Small businesses became more pessimistic in August, according to the National Federation of Independent Business (NFIB). Their Small Business Optimism Index fell from 94.1 in January and 89.9 in July to 88.1 in August. This nearly matches where the index was one year ago.
Economic concerns were behind this decline, with 53 percent saying that the economy was not good and 13 percent noting economic uncertainty. The single most important problem continues to be poor sales, as cited by 25 percent of respondents. On the other hand, if one were to add together regulatory and tax concerns, this would top sales at 37 percent.
Small business owners on average expect sales to fall in the coming months. Twelve percent more of these owners see their sales falling than those who expect increases in the next three months. Likewise, more small businesses shrank employment than expanded it over the last three months. Looking ahead, a net 5 percent expect to hire, an improvement from July (which was a net +2 percent) but still not suggesting fast growth.
Meanwhile, the National Association of Business Economics (NABE) reported in its quarterly Outlook Survey that real GDP is expected to grow 1.7 percent this year, down from the earlier estimate of 2.8 percent made in May. Similarly, business economists foresee 2.3 percent growth in 2012 instead of 3.2 percent.

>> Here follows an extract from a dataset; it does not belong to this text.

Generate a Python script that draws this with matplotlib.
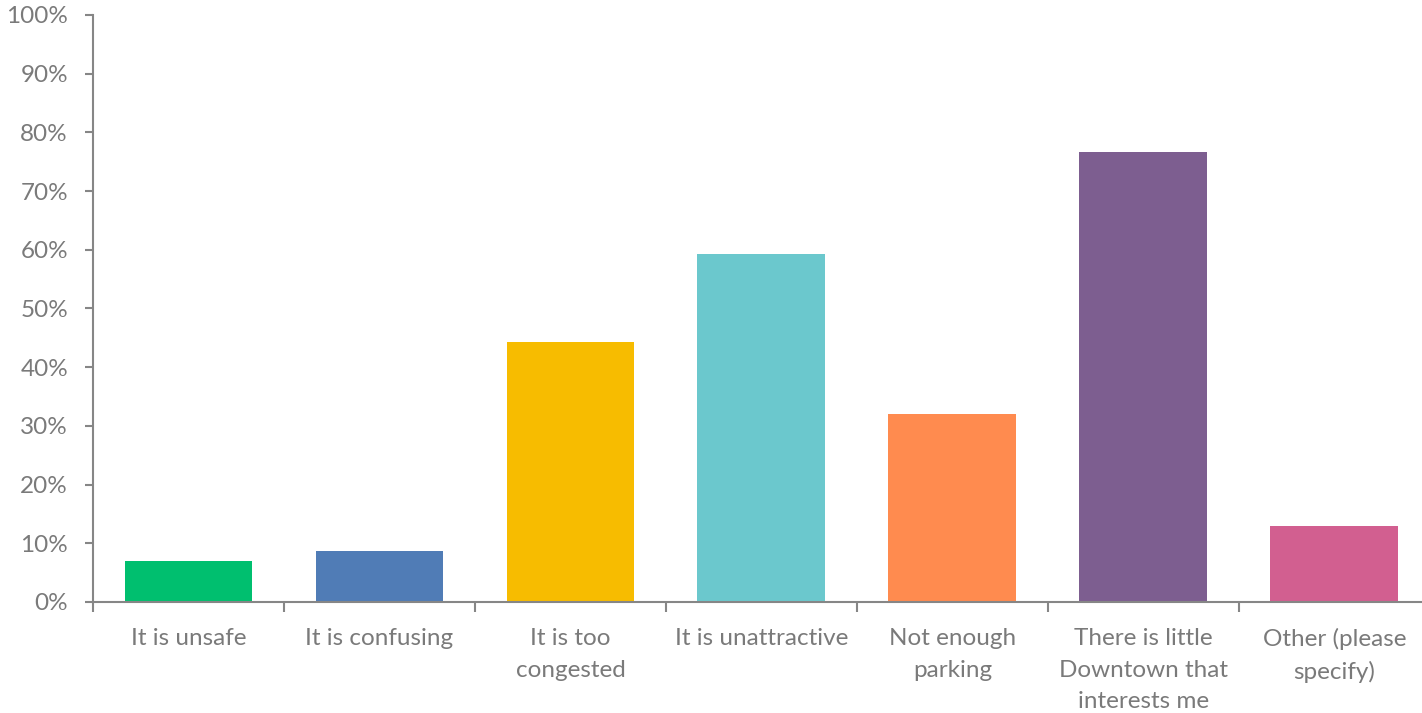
import matplotlib.pyplot as plt
import numpy as np
from matplotlib.ticker import PercentFormatter, FixedLocator

categories = ["It is unsafe", "It is confusing", "It is too\ncongested", "It is unattractive",
              "Not enough\nparking", "There is little\nDowntown that\ninterests me", "Other (please\nspecify)"]
values = [7.0, 8.7, 44.3, 59.3, 32.0, 76.7, 12.9]
colors = ["#00BF6F", "#507CB6", "#F7BC00", "#6BC8CD", "#FF8B4F", "#7D5E90", "#D25F90"]

plt.rcParams['font.family'] = ['Lato', 'DejaVu Sans']
grey = "#868686"
txt = "#7a7a7a"

fig = plt.figure(figsize=(14.22, 7.13), dpi=100)
ax = fig.add_axes([0.0654, 0.1557, 0.9402, 0.8233])

x = np.arange(len(categories))
ax.bar(x, values, width=0.67, color=colors)

ax.set_xlim(-0.5, len(categories) - 0.5)
ax.set_ylim(0, 100)
ax.yaxis.set_major_locator(FixedLocator(np.arange(0, 101, 10)))
ax.yaxis.set_major_formatter(PercentFormatter(decimals=0))

ax.set_xticks(x)
ax.set_xticklabels(categories, fontsize=17.5, color=txt, linespacing=1.6, va='top')
ax.xaxis.set_minor_locator(FixedLocator(np.arange(-0.5, len(categories), 1.0)))
ax.tick_params(axis='x', which='major', length=0, pad=19)
ax.tick_params(axis='x', which='minor', length=7, width=1.5, color=grey, direction='out')
ax.tick_params(axis='y', length=6, width=1.5, color=grey, labelsize=17.5, labelcolor=txt, pad=12)

for s in ['top', 'right']:
    ax.spines[s].set_visible(False)
for s in ['left', 'bottom']:
    ax.spines[s].set_color(grey)
    ax.spines[s].set_linewidth(1.5)

fig.savefig("out.png", dpi=100)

The reasons for the downgrade are multifaceted. First, the Bureau of Economic Analysis has reported much slower growth in the first half of this year than many economists expected (0.4 percent in the first quarter and 1 percent in the second). Second, businesses have faced a number of significant headwinds this year, from supply chain disruptions to rising raw material prices to falling business and consumer confidence. Growth in spending has been flat as a result.
In addition, one cannot discount that this survey was conducted in August, so U.S. fiscal challenges and European financial market worries were no doubt at the forefront of economists’ minds. Indeed, at the NABE annual meeting in Dallas, which I attended, the sentiment among many economists was that Europe’s problems would likely get worse before they would get better. With such an overhang of doubt regarding the euro, it is not hard to see how so many economists – including me – have downgraded their growth estimates of late.
Chad Moutray is chief economist, National Association of Manufacturers.